The statistic

\(L\) is the likelihood function depending on parameter \(\theta\) and data \(x\). The score \(U(\theta)\) is:

\[\begin{align} U(\theta) &= \frac{\partial \log L(\theta | x)}{\partial \theta} \end{align}\]

Fisher information is:

\[\begin{align} I(\theta) &= -\E \bigg[ \frac{\partial^2}{\partial \theta^2} \log L(X; \theta) | \theta \bigg] \end{align}\]

, where the expectation is taken under \(X \sim D(\theta)\) with some parametrized distribution \(D\).

The statistic to test \(\mathcal{H}_0: \theta = \theta_0\) is \(S(\theta_0) = \frac{U(\theta_0)^2}{I(\theta_0)}\), which is asymptotically \(\chi_1^2\) under \(\mathcal{H}_0\).

comment: note that the statistic does not depend on alternative hypothesis which is different from likelihood ratio test.

Most powerful test for small deviations

Consider the case where we test \(\mathcal{H}_0: \theta = \theta_0\) versus \(\mathcal{H}_1: \theta_0 + h\). By Neymann-Pearson lemma, the most powerful test statistic \(T\) is:

\[\begin{align} T &= \frac{L(\theta_0 + h | x)}{L(\theta_0 | x)} \ge K \nocr \Leftrightarrow \log L(\theta_0 + h | x) &- \log L(\theta_0 | x) \ge \log K \nocr \log L(\theta_0 + h | x) &\approx \log L(\theta_0 | x) + h \times \bigg( \frac{\partial \log L(\theta | x)}{\partial \theta}_{\theta = \theta_0} \bigg) \text{, by Taylor expansion} \nocr \therefore \log T &\approx h \times U(\theta_0) \nonumber \end{align}\]

Therefore, the score test approximately uses the most powerful test statistic when the deviation is small (\(\theta_1 - \theta_0\) is small).

The statement

When performing a hypothesis test between two simple hypotheses \(H_0: \theta = \theta_0\) and \(H_1: \theta = \theta_1\), the likelihood ratio test which rejects \(H_0\) in favour of \(H_1\) when

\[\begin{align} \Gamma(x) &= \frac{L(x|\theta_0)}{L(x | \theta_1)} \le \eta \nocr \text{, where} & \Pr(\Gamma(X) \le \eta | H_0) = \alpha \nocr \end{align}\]

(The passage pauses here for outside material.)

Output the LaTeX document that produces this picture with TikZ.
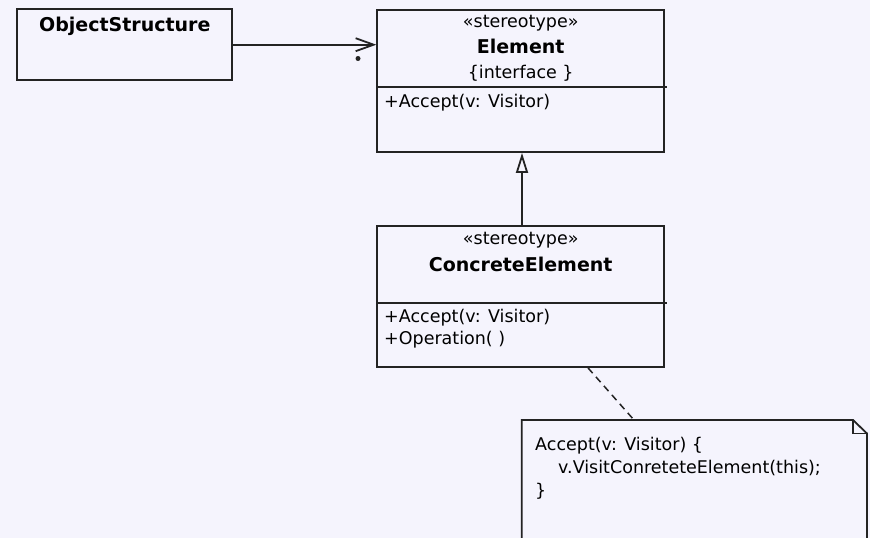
\documentclass[tikz,border=0pt]{standalone}
\usepackage{fontspec}
\setmainfont{DejaVu Sans}
\usetikzlibrary{arrows.meta}
\definecolor{umlbg}{RGB}{245,244,253}
\definecolor{umlline}{RGB}{35,35,35}

\begin{document}
\begin{tikzpicture}[x=1pt,y=-1pt]
    \tikzstyle{every node}+=[inner sep=0pt]
    \tikzstyle{classbox}=[draw=umlline, line width=1.8pt, rectangle]
    \tikzstyle{umlstroke}=[draw=umlline, line width=1.8pt]
    \tikzstyle{plain}=[font=\fontsize{17.5}{21}\selectfont, text=black]
    \tikzstyle{classname}=[font=\fontsize{19}{23}\selectfont\bfseries, text=black]
    \useasboundingbox [fill=umlbg] (0,0) rectangle (870,538);

    % ObjectStructure
    \node [classbox, minimum width=215, minimum height=71] (objstruct) at (124.8,44.7) {};
    \node [classname, anchor=base] (objstructname) at (124.8,31) {ObjectStructure};

    % Element
    \node [classbox, minimum width=287, minimum height=142] (element) at (520.7,81) {};
    \node [plain, anchor=base] (elstereo) at (520.7,27.5) {«stereotype»};
    \node [classname, anchor=base] (elname) at (520.7,53) {Element};
    \node [plain, anchor=base] (elprop) at (520.7,78) {\{interface \}};
    \draw [umlstroke] (element.west |- 0,87) -- ([xshift=2pt]element.east |- 0,87);
    \node [plain, anchor=base west] (elaccept) at (384,107) {+Accept(v: Visitor)};

    % ConcreteElement
    \node [classbox, minimum width=287, minimum height=141] (concrete) at (520.7,296.5) {};
    \node [plain, anchor=base] (cestereo) at (520.7,244) {«stereotype»};
    \node [classname, anchor=base] (cename) at (520.7,271) {ConcreteElement};
    \draw [umlstroke] (concrete.west |- 0,303) -- ([xshift=2pt]concrete.east |- 0,303);
    \node [plain, anchor=base west] (ceaccept) at (384,322.5) {+Accept(v: Visitor)};
    \node [plain, anchor=base west] (ceoperation) at (384,344) {+Operation( )};

    % association and generalization
    \draw [umlstroke, -{Straight Barb[length=18pt,width=13pt]}] (objstruct.east) -- (objstruct.east -| element.west);
    \coordinate (navdot) at (358,58.5);
    \fill [umlline] (navdot) circle (2.5);
    \draw [umlstroke, -{Triangle[length=20pt,width=12pt,fill=umlbg]}] (concrete.north -| 522,0) -- (element.south -| 522,0);

    % note
    \coordinate (notelink) at (concrete.south -| 588,0);
    \coordinate (noteanchor) at (634,420);
    \draw [umlstroke] (521.7,545) -- (521.7,420) -- (853,420) -- (867,433.5) -- (867,545);
    \draw [umlstroke] (853,420) -- (853,433.5) -- (867,433.5);
    \draw [umlstroke, line width=1.5pt, dash pattern=on 7pt off 5pt] (notelink) -- (noteanchor);
    \node [plain, anchor=base west] (noteline1) at (535,450) {Accept(v: Visitor) \{};
    \node [plain, anchor=base west] (noteline2) at (558,473) {v.VisitConreteteElement(this);};
    \node [plain, anchor=base west] (noteline3) at (535,496) {\}};
\end{tikzpicture}
\end{document}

Namely \(\eta\) is defined such that the probability of rejecting \(H_0\) under \(H_0\) (type I error) is \(\alpha\).

is the most powerful test at significance level \(\alpha\) for a threshold \(\eta\). If the test is most powerful for all \(\theta_1 \in \Theta_1\), it is said to be uniformly most powerful (UMP) for alternatives in the set \(\Theta_1\).

Comment: The term “powerful” means that the test has smallest type II error.

Proof

Suppose \(R_{NP}\) is the rejection area of Neyman-Pearson test. Namely,

\[\begin{align} R_{NP} &= \{ x: \Gamma(x) \le \eta \} \end{align}\]

By the definition of \(\eta\), we have:

\[\begin{align} \int_{t \in R_{NP}} L( t | \theta_0 ) dt &= \alpha \label{eq:rnp} \end{align}\]

For any other test with significance level \(\alpha\), define \(R\) as the rejection area accordingly. Then

\[\begin{align} \int_{t \in R} L( t | \theta_0 ) dt \le \alpha \label{eq:r} \end{align}\]

The power is 1 - type II error. NP test’s type II error is

\[\begin{align} \int_{R_{NP}^c} L( t | \theta_1 ) dt &= \int_{R_{NP}^c \cap R} L(t | \theta_1) dt + \int_{R_{NP}^c \cap R^c} L(t | \theta_1) dt \nocr \int_{R_{NP}^c \cap R} L(t | \theta_1) dt &\le \frac{1}{\eta} \int_{R_{NP}^c \cap R} L(t | \theta_0) \text{, by the definition of $R_{NP}$} \nocr &\le \frac{1}{\eta} \int_{R^c \cap R_{NP}} L(t | \theta_0) dt \text{, by $\eqref{eq:rnp} \eqref{eq:r}$} \nocr &\le \frac{1}{\eta} \int_{R^c \cap R_{NP}} \eta L(t | \theta_1) dt \text{, by the definition of $R_{NP}$} \nocr \therefore \int_{R_{NP}^c} L( t | \theta_1 ) dt &\le \int_{R^c \cap R_{NP}} L(t | \theta_1) dt + \int_{R_{NP}^c \cap R^c} L(t | \theta_1) dt \nocr &= \int_{R^c} L(t | \theta_1) dt \end{align}\]

So, NP test has smallest type II error (namely the largest power).